In the material below, please retype the lines from the very first through the one with "return 1 - y / H", exactly and without pictures.

* START *

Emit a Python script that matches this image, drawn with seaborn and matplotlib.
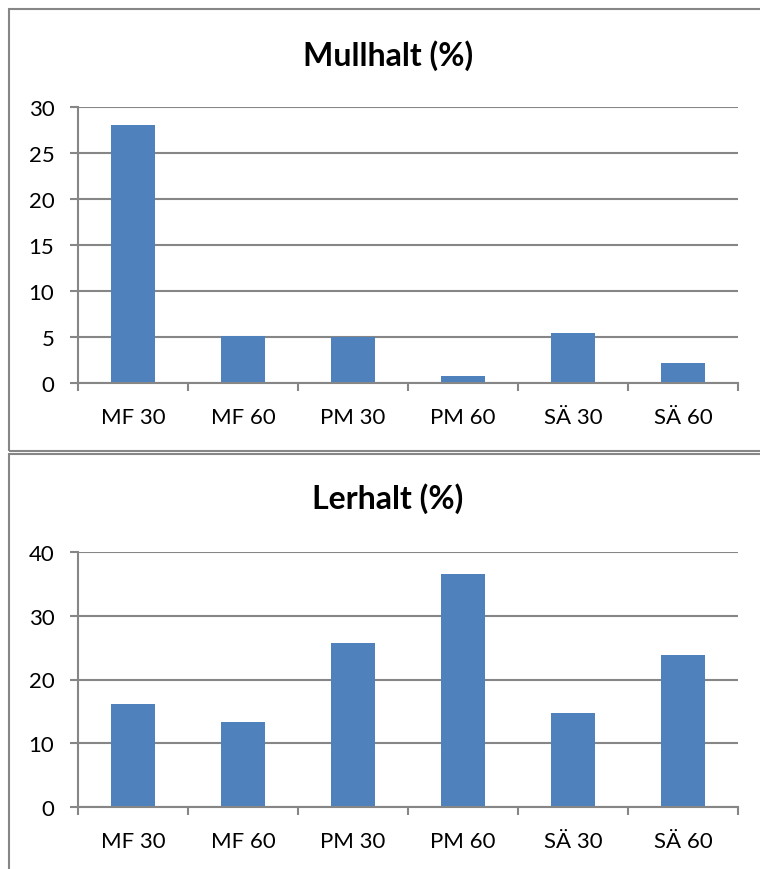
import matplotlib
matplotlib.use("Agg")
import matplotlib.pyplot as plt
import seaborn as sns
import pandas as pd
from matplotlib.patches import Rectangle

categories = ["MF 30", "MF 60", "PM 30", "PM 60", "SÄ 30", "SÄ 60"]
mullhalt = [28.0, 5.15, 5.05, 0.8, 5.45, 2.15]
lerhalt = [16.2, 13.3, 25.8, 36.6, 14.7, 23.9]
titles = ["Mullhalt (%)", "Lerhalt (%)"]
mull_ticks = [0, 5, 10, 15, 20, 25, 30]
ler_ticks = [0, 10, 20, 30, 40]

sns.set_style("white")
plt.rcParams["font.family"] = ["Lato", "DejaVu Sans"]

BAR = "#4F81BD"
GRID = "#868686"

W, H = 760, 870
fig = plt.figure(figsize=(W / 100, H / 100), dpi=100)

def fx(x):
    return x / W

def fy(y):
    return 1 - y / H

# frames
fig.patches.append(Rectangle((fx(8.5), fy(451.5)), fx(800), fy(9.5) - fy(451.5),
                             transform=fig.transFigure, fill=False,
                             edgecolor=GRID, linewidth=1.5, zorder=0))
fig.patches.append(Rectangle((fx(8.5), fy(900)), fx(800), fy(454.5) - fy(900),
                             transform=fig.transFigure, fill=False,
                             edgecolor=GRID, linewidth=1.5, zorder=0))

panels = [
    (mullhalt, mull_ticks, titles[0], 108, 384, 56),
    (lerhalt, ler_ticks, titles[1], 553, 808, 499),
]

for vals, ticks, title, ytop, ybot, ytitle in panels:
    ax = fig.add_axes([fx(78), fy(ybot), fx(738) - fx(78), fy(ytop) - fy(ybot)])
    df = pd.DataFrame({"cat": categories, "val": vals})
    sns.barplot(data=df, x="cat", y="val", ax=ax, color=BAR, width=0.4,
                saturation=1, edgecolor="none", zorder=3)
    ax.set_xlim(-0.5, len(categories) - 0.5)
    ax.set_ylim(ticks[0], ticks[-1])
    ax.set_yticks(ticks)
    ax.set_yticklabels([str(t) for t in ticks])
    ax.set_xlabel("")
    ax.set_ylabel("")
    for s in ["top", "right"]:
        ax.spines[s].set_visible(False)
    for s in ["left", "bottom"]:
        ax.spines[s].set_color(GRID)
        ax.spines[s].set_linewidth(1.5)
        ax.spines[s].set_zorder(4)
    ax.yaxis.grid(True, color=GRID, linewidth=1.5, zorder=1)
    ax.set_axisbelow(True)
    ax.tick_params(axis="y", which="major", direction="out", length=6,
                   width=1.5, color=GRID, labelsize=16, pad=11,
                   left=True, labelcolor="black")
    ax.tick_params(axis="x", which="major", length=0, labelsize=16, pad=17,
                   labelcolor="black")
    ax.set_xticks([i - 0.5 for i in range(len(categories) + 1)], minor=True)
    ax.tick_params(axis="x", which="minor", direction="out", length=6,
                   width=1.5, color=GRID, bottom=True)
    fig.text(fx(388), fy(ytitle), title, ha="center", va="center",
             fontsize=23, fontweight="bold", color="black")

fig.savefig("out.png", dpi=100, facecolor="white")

* END *

• [In response]
Emit a Python script that matches this image, drawn with seaborn and matplotlib.
import matplotlib
matplotlib.use("Agg")
import matplotlib.pyplot as plt
import seaborn as sns
import pandas as pd
from matplotlib.patches import Rectangle

categories = ["MF 30", "MF 60", "PM 30", "PM 60", "SÄ 30", "SÄ 60"]
mullhalt = [28.0, 5.15, 5.05, 0.8, 5.45, 2.15]
lerhalt = [16.2, 13.3, 25.8, 36.6, 14.7, 23.9]
titles = ["Mullhalt (%)", "Lerhalt (%)"]
mull_ticks = [0, 5, 10, 15, 20, 25, 30]
ler_ticks = [0, 10, 20, 30, 40]

sns.set_style("white")
plt.rcParams["font.family"] = ["Lato", "DejaVu Sans"]

BAR = "#4F81BD"
GRID = "#868686"

W, H = 760, 870
fig = plt.figure(figsize=(W / 100, H / 100), dpi=100)

def fx(x):
    return x / W

def fy(y):
    return 1 - y / H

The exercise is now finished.